When it comes to electric vehicles, the common consensus appears to be: wait, and prices will come down. Recharging an EV is already substantially less expensive than refueling a gasoline-powered car, leaving pundits and would-be EV buyers just waiting for the day that lithium-ion car batteries finally dip below the $100-per-kWh mark. That’s roughly the point at which battery-electric vehicles should more-or-less reach price parity with their internal combustion cousins.
But now, recent developments are calling into question when – and maybe if – that will ever happen.
Specifically, the price-per-ton of lithium – the titular elemental component of the lithium-ion battery – keeps going up. The metal is already sitting at an all-time high of $78,000 per ton, OilPrice.com reports, which is more than four times what it cost just four years ago.
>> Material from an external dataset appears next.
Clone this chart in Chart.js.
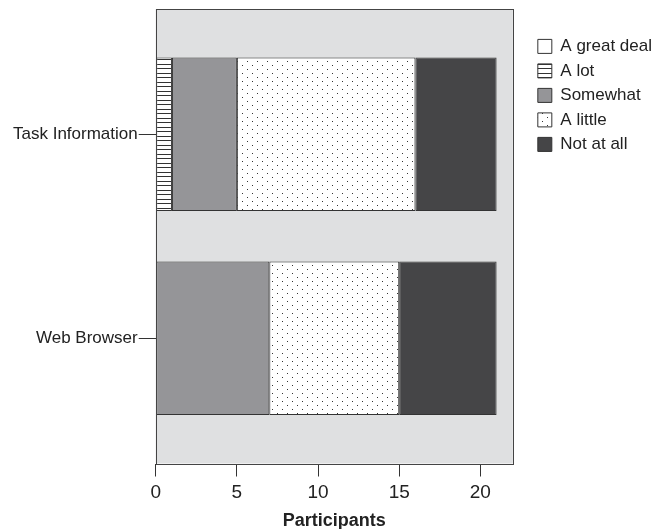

And according to the International Energy Agency, it could increase by a staggering 4,000 percent by 2040, assuming the world’s current emissions targets are met.
Why The Big Price Tag?
Apart from the broad truth that demand for lithium is increasing as automakers pump out more and more battery-electric vehicles, one particular cause for concern is a bit of global economic news that could spell decreased competition in the lithium market in the future. Namely, Argentina has officially signed on with China’s “Belt and Road Initiative” to bolster the Chinese economy and facilitate more international trade. While it’s not clear that that has any specific implications for the cost of lithium, it’s worth noting that China and Argentina are both among the globe’s biggest lithium producers.
In other words: any alliance between China and Argentina could come to represent a sizable portion of the global lithium supply, and give the two countries outsize control over the commodity’s price and distribution.
At the moment, it doesn’t seem like there’s any winning for drivers, whether they own an EV or not. At the same time that lithium prices are peaking, crude oil is surging as the world’s oil suppliers prepare for big supply disruptions related to Russia’s invasion of Ukraine. Just a few days after crossing the triple-digit mark for the first time in seven years, the price for a barrel of crude touched $115 on Wednesday, NPR reports. That’s despite 31 countries releasing a combined 60 million barrels from their strategic reserves in an attempt to stabilize prices.